The movement gained a following around the US and the world in the years to come, resulting in some states decriminalizing homosexuality in the following decade, but it wouldn’t be until 2003 that the Supreme Court effectively decriminalized homosexual acts on a nationwide level. Progress in the military has been even slower.
Throughout the history of the United States military, LGBTQIA+ service members were forced to hide their true selves to avoid harassment or dismissal. Less than 30 years ago, military policy strictly forbid non-heterosexuals from serving in the armed forces, and only since 2011, upon the repeal of the “Don’t Ask, Don’t Tell” policy, have homosexual and bisexual individuals been allowed to serve openly. And it was only in 2013, nine years ago, that the military began affording fully equal treatment to the spouses and families of non-heterosexual service members.

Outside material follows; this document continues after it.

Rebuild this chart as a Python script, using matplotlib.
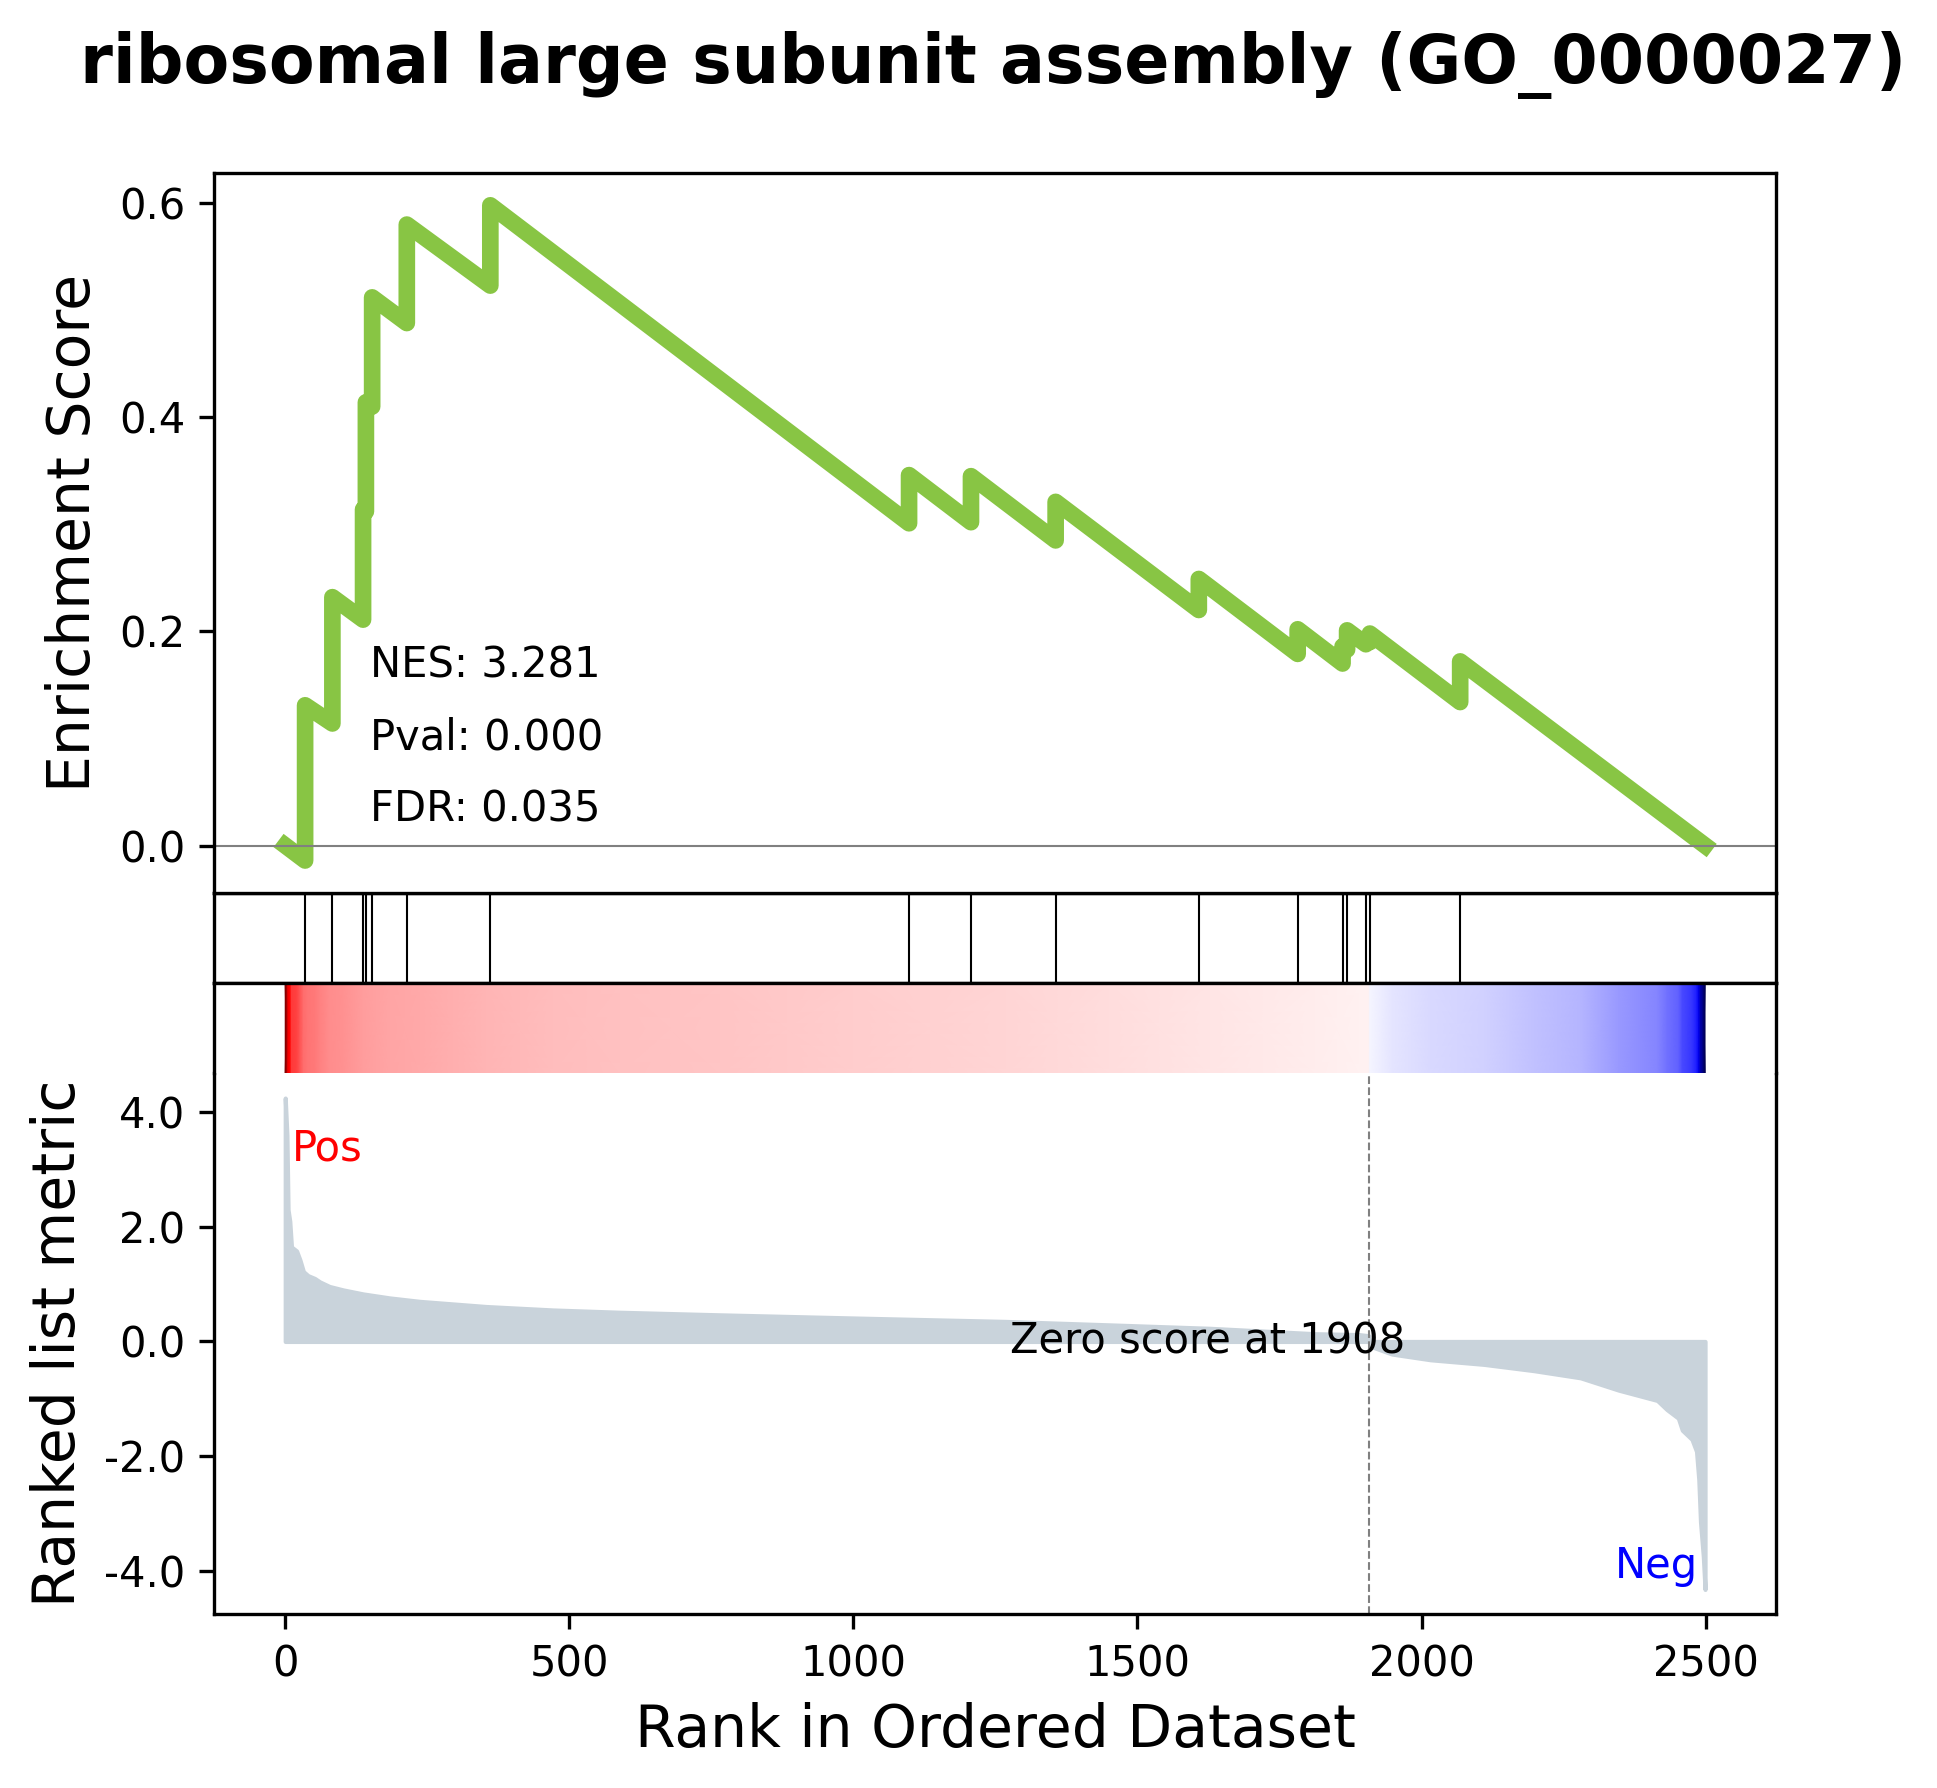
import numpy as np
import matplotlib
matplotlib.use("Agg")
import matplotlib.pyplot as plt
import matplotlib.transforms as transforms
from matplotlib.colors import TwoSlopeNorm

# ----------------- data -----------------
term = "ribosomal large subunit assembly (GO_0000027)"
nes_label = "NES: 3.281"
pval_label = "Pval: 0.000"
fdr_label = "FDR: 0.035"
zero_score_ind = 1908

# gene set hits (rank positions)
hit_ranks = [35, 83, 137, 142, 153, 214, 361, 1098, 1207, 1356,
             1608, 1782, 1861, 1869, 1902, 1909, 2068]

# running enrichment score, vertices (before / after each hit)
es_rank = [0, 35, 35, 83, 83, 137, 137, 142, 142, 153, 153, 214, 214,
           361, 361, 1098, 1098, 1207, 1207, 1356, 1356, 1608, 1608,
           1782, 1782, 1861, 1861, 1869, 1869, 1902, 1902, 1909, 1909,
           2068, 2068, 2499]
es_value = [0.000, -0.014, 0.131, 0.114, 0.232, 0.211, 0.314, 0.312,
            0.414, 0.410, 0.512, 0.488, 0.580, 0.523, 0.598, 0.301,
            0.346, 0.302, 0.345, 0.285, 0.321, 0.220, 0.249, 0.179,
            0.202, 0.170, 0.186, 0.183, 0.201, 0.188, 0.193, 0.190,
            0.198, 0.134, 0.172, 0.000]

# ranked list metric, sampled along the ranks
metric_rank = [0, 3, 5, 8, 11, 20, 26, 32, 40, 52, 61, 78, 102, 137,
               184, 237, 354, 471, 589, 765, 1000, 1268, 1450, 1627,
               1813, 1890, 1907, 1909, 1948, 2016, 2110, 2198, 2280,
               2347, 2415, 2432, 2452, 2459, 2476, 2484, 2488, 2491,
               2496, 2499]
metric_value = [4.25, 3.60, 2.30, 2.10, 1.65, 1.58, 1.42, 1.22, 1.15,
                1.10, 1.04, 0.96, 0.90, 0.83, 0.76, 0.70, 0.61, 0.55,
                0.51, 0.465, 0.41, 0.35, 0.29, 0.23, 0.135, 0.12, 0.10,
                -0.08, -0.22, -0.32, -0.40, -0.51, -0.635, -0.85, -1.03,
                -1.19, -1.34, -1.55, -1.71, -1.92, -2.41, -3.15, -3.76,
                -4.33]

# ----------------- figure -----------------
fig = plt.figure(figsize=(1937 / 300, 1788 / 300), dpi=300)
gs = plt.GridSpec(16, 1, left=0.1106, right=0.9169, top=0.9035,
                  bottom=0.0973, hspace=0)

# ranked metric
ax1 = fig.add_subplot(gs[10:])
ax1.fill_between(metric_rank, y1=metric_value, y2=0, color='#C9D3DB')
ax1.set_ylabel("Ranked list metric", fontsize=14)
ax1.set_xlabel("Rank in Ordered Dataset", fontsize=14)
ax1.text(.05, .9, "Pos", color='red', horizontalalignment='left',
         verticalalignment='top', transform=ax1.transAxes)
ax1.text(.95, .05, "Neg", color='Blue', horizontalalignment='right',
         verticalalignment='bottom', transform=ax1.transAxes)
trans1 = transforms.blended_transform_factory(ax1.transData, ax1.transAxes)
ax1.vlines(zero_score_ind, 0, 1, linewidth=.5, transform=trans1,
           linestyles='--', color='grey')
ax1.text(1624, 0.505, "Zero score at " + str(zero_score_ind),
         horizontalalignment='center', verticalalignment='center',
         transform=trans1)
ax1.locator_params(axis='y', nbins=5)
ax1.yaxis.set_major_formatter(plt.FuncFormatter(lambda v, n: '{:.1f}'.format(v)))
ax1.spines['top'].set_visible(False)

# gene hits
ax2 = fig.add_subplot(gs[8], sharex=ax1)
trans2 = transforms.blended_transform_factory(ax2.transData, ax2.transAxes)
ax2.vlines(hit_ranks, 0, 1, linewidth=.5, color='black', transform=trans2)
ax2.tick_params(axis='both', which='both', bottom=False, top=False,
                left=False, right=False, labelbottom=False, labelleft=False)

# colour bar of the ranking
ax3 = fig.add_subplot(gs[9], sharex=ax1)
norm = TwoSlopeNorm(vcenter=0, vmin=min(metric_value), vmax=max(metric_value))
mx, my = np.meshgrid(metric_rank, [0, 1])
mesh = ax3.pcolormesh(mx, my, np.array([metric_value, metric_value]),
                      cmap='seismic', norm=norm, shading='gouraud')
mesh.sticky_edges.x[:] = []
mesh.sticky_edges.y[:] = []
ax3.set_ylim(0, 1)
ax3.spines['bottom'].set_visible(False)
ax3.tick_params(axis='both', which='both', bottom=False, top=False,
                left=False, right=False, labelbottom=False, labelleft=False)

# enrichment score
ax4 = fig.add_subplot(gs[:8], sharex=ax1)
ax4.plot(es_rank, es_value, linewidth=4, color='#88C544')
ax4.text(.1, .1, fdr_label, transform=ax4.transAxes)
ax4.text(.1, .2, pval_label, transform=ax4.transAxes)
ax4.text(.1, .3, nes_label, transform=ax4.transAxes)
ax4.axhline(0, linewidth=.5, color='grey')
ax4.tick_params(axis='x', which='both', bottom=False, top=False,
                labelbottom=False)
ax4.locator_params(axis='y', nbins=5)
ax4.set_ylabel("Enrichment Score", fontsize=14)
ax4.yaxis.set_major_formatter(plt.FuncFormatter(lambda v, n: '{:.1f}'.format(v)))

fig.suptitle(term, fontsize=16, fontweight='bold', x=0.5127, y=0.9536,
             va='baseline')

fig.savefig("out.png", dpi=300)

The history of stigma and discrimination has had long-lasting effects on American veterans. It's estimated that more than one million veterans identify as a member of the LGBTQIA+ community today, and studies performed by the federal VA show that these veterans are at a higher risk of anxiety, depression, and the challenges associated with those ailments. Sexual and gender minority veterans are five times more likely to be diagnosed with PTSD, and twice as likely to have alcohol use disorders.
Your Washington Department of Veterans Affairs is committed to serving all those who served, and to doing so with a mindset of equity and compassion.